Bolsonaro dodged the question, saying, “Well, that’s not the point,” before moving on to allege that former ally Thronicke owed her Senate seat to his coattails.
The issue of Bolsonaro’s potential refusal to accept the election results is the elephant in the room. He has given conflicting statements on the topic, but in widely reported remarks in mid-September, he did appear to acknowledge the possibility of losing his re-election bid, which appears increasingly likely if the polls are to be believed.
“If it’s God’s will, I’ll continue … if not, I’ll pass the (presidential) sash and retire,” Bolsonaro stated in a Christian podcast. “At my age, I have nothing left to do here on Earth if my journey in politics ends on December 31.”
It is a departure from more aggressive statements he made in late August, when he famously declared, “I have three alternatives for my future: being arrested, killed or victory.”
While it is likely that a Bolsonaro loss will be greeted by street protests and accusations of electoral fraud by some of the ex-army captain’s raucous supporters, it appears very unlikely that Brazil’s military forces would intervene in some kind of coup attempt to keep Bolsonaro in power.
Nycollas Liberato, president of Brazil Students for Liberty and himself a former cadet at the Agulhas Negras Military Academy (the Brazilian equivalent of West Point), echoes that view, noting, “Both of their groups of supporters (Bolsonaro and Lula) have an extremely aggressive and intolerant policy towards those who disagree with them … nevertheless, I do not believe Brazil is at risk of a post-election democratic rupture. The armed forces … are behaving in an exemplary manner and are not getting involved in dubious political statements.”
Both camps view the other candidate as a serious threat.
Brazilians generally concede that Lula is corrupt, but they excuse it by arguing that all politicians are corrupt in the country; they view Lula as something of a jolly Robin Hood figure, redistributing resources to the poor.
Political analyst Flavio Morgenstern argues, “Lula has a very strong ideological appeal in a country contaminated by socialist ideas,” and adds, “he is the only character with charisma on the left, due to his already mythical past.”

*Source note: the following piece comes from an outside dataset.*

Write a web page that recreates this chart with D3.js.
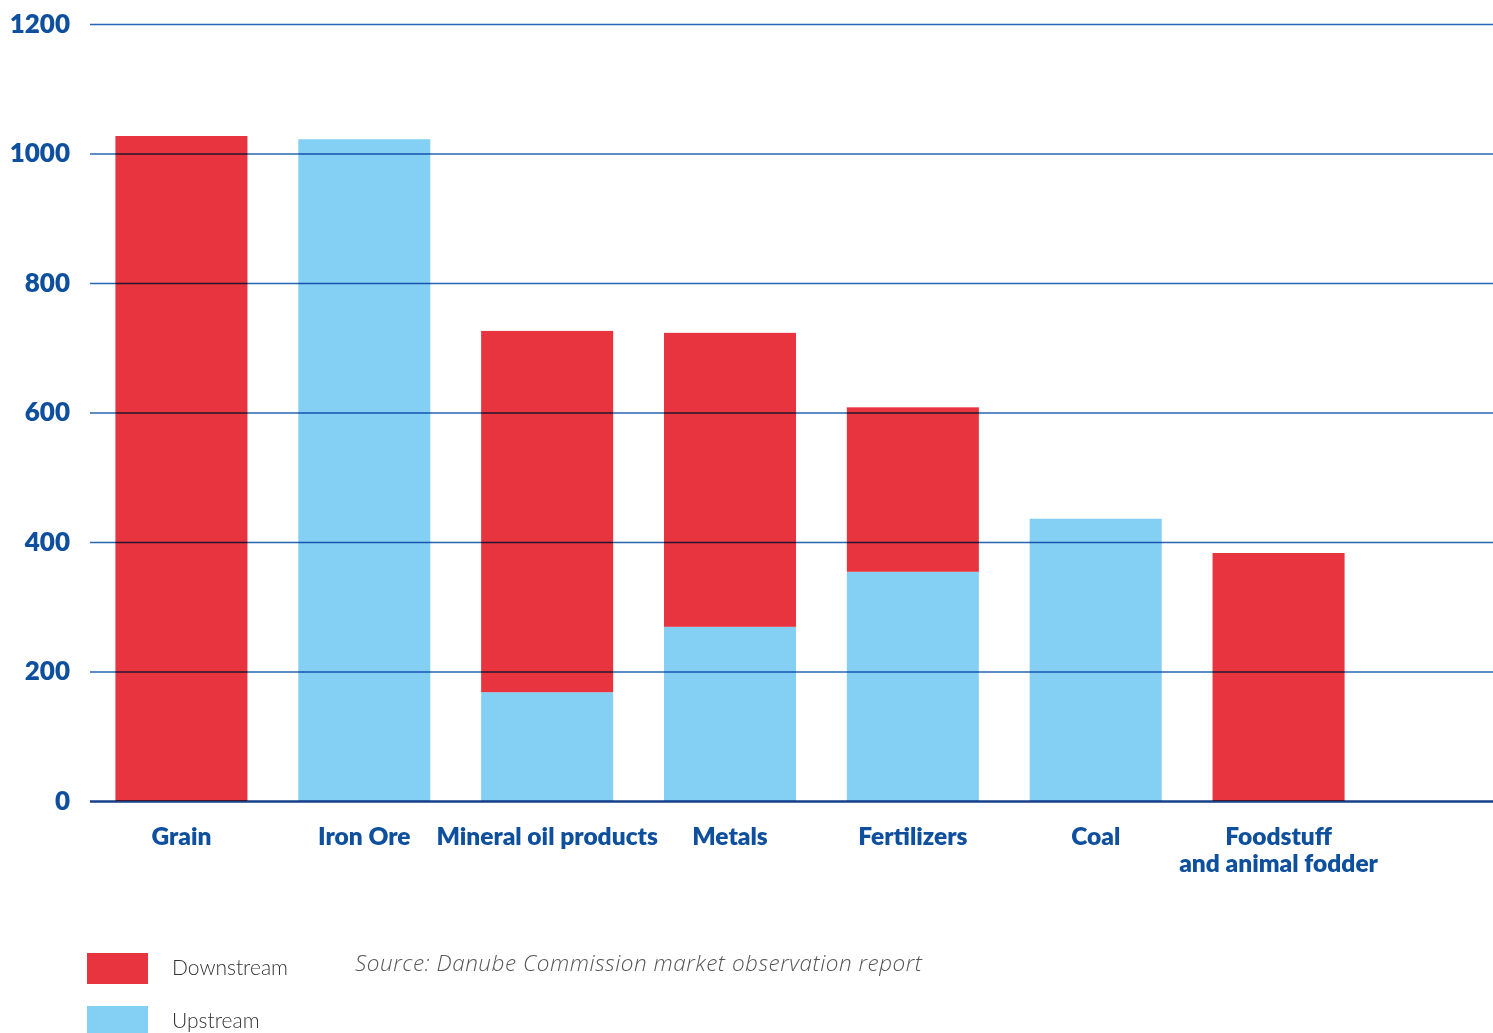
<!DOCTYPE html>
<html>
<head>
<meta charset="utf-8">
<script src="https://cdn.jsdelivr.net/npm/d3@7"></script>
<style>
  html, body { margin: 0; padding: 0; background: #fff; }
  svg { display: block; }
</style>
</head>
<body>
<svg id="chart" width="1493" height="1033"></svg>
<script>
const categories = ["Grain", "Iron Ore", "Mineral oil products", "Metals", "Fertilizers", "Coal", "Foodstuff\nand animal fodder"];
const upstream   = [0, 1022, 168, 269, 354, 436, 0];
const downstream = [1027, 0, 558, 454, 254, 0, 383];
const yTicks = [0, 200, 400, 600, 800, 1000, 1200];
const seriesNames = ["Downstream", "Upstream"];
const colors = { Downstream: "#e8343f", Upstream: "#84d0f5" };
const sourceText = "Source: Danube Commission market observation report";

const svg = d3.select("#chart");
const width = 1493;

const x = d3.scaleBand()
  .domain(categories)
  .range([90, 1370])
  .paddingInner(0.278)
  .paddingOuter(0.139);

const y = d3.scaleLinear().domain([0, 1200]).range([801, 24]);

const data = categories.map((c, i) => ({ cat: c, up: upstream[i], down: downstream[i] }));

// bars
const g = svg.append("g");
g.selectAll("rect.up").data(data).join("rect")
  .attr("class", "up")
  .attr("x", d => x(d.cat))
  .attr("width", x.bandwidth())
  .attr("y", d => y(d.up))
  .attr("height", d => y(0) - y(d.up))
  .attr("fill", colors.Upstream);
g.selectAll("rect.down").data(data).join("rect")
  .attr("class", "down")
  .attr("x", d => x(d.cat))
  .attr("width", x.bandwidth())
  .attr("y", d => y(d.up + d.down))
  .attr("height", d => y(d.up) - y(d.up + d.down))
  .attr("fill", colors.Downstream);

// gridlines via axis
const yAxis = d3.axisLeft(y).tickValues(yTicks).tickFormat(d3.format("d")).tickSize(-(width - 90));
const ax = svg.append("g").attr("transform", "translate(90,0)").call(yAxis);
ax.select(".domain").remove();
ax.selectAll(".tick line")
  .attr("stroke", "#2766b4")
  .attr("stroke-width", 1.5)
  .style("mix-blend-mode", "multiply");
ax.selectAll(".tick").filter(d => d === 0).select("line")
  .attr("stroke", "#173f8a")
  .attr("stroke-width", 2.5);
ax.selectAll(".tick text")
  .attr("x", -20)
  .attr("fill", "#0e4f9e")
  .style("font-family", "Lato, sans-serif")
  .style("font-weight", "800")
  .style("font-size", "26px");

// category labels
const xAxis = d3.axisBottom(x).tickSize(0).tickFormat("");
const xg = svg.append("g").attr("transform", "translate(0,801)").call(xAxis);
xg.select(".domain").remove();
xg.selectAll(".tick").each(function(d) {
  const lines = d.split("\n");
  const t = d3.select(this).append("text")
    .attr("text-anchor", "middle")
    .attr("fill", "#0e4f9e")
    .style("font-family", "Lato, sans-serif")
    .style("font-weight", "800")
    .style("font-size", "24.5px");
  lines.forEach((ln, i) => {
    t.append("tspan").attr("x", 0).attr("y", 44 + i * 27).text(ln);
  });
});

// legend
const leg = svg.append("g");
seriesNames.forEach((s, i) => {
  const yy = 953 + i * 53;
  leg.append("rect").attr("x", 87).attr("y", yy).attr("width", 61).attr("height", 31).attr("fill", colors[s]);
  leg.append("text").attr("x", 172).attr("y", yy + 22)
    .attr("fill", "#333")
    .style("font-family", "Lato, sans-serif")
    .style("font-weight", "300")
    .style("font-size", "21px")
    .text(s);
});

svg.append("text")
  .attr("x", 355).attr("y", 971)
  .attr("fill", "#555")
  .attr("textLength", 567)
  .attr("lengthAdjust", "spacing")
  .style("font-family", "'Open Sans', sans-serif")
  .style("font-weight", "300")
  .style("font-style", "italic")
  .style("font-size", "22.5px")
  .text(sourceText);
</script>
</body>
</html>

That past troubles some. Political analyst Cristian Derosa argues: “If Lula is elected, the result will be the return of the strengthening of the Sao Paulo Forum bloc, an entity created by Lula and Fidel Castro to maintain the power of the left in Latin America.”
“In this project … Brazil has the role of main financier. During their administrations, Lula and [ex-president] Dilma carried out many projects in Venezuela and Cuba, such as ports and hydroelectric plants.”
Yet, Lula will likely not seek major changes that would jeopardize current U.S.-Brazil relations.
Derosa argues, “the political forces represented by Lula are anti-American by definition,” yet he notes that, “Lula is skilled in negotiations and has always maintained a posture of dialoguing with everyone. He wouldn’t make a trade break, but he will certainly prefer multilateral relations … he would hardly break with the U.S., even more so while the United States is governed by the Democratic Party.”
Morgenstern adds that, “with Biden, Lula would have an ally with some tension … his interest (in the U.S.) has always been purely economic,” but “Lula’s friends are enemies of even the American left … the communist dictatorships of Latin America, China, Russia, the Palestinian Authority.”
As to why Lula’s close association with dictatorships has never been wielded against him in Brazil, Morgenstern sees a significant difference between parties in Brazil and elsewhere: “The Brazilian ideological left really believes that ‘social inequality’ is the biggest problem in the universe, so it is a declared fan of dictatorships (Venezuela, Cuba, Nicaragua), unlike the American left.”
Brazilians head to the polls on October 2 and will have a second round on October 30 if no candidate wins 50%.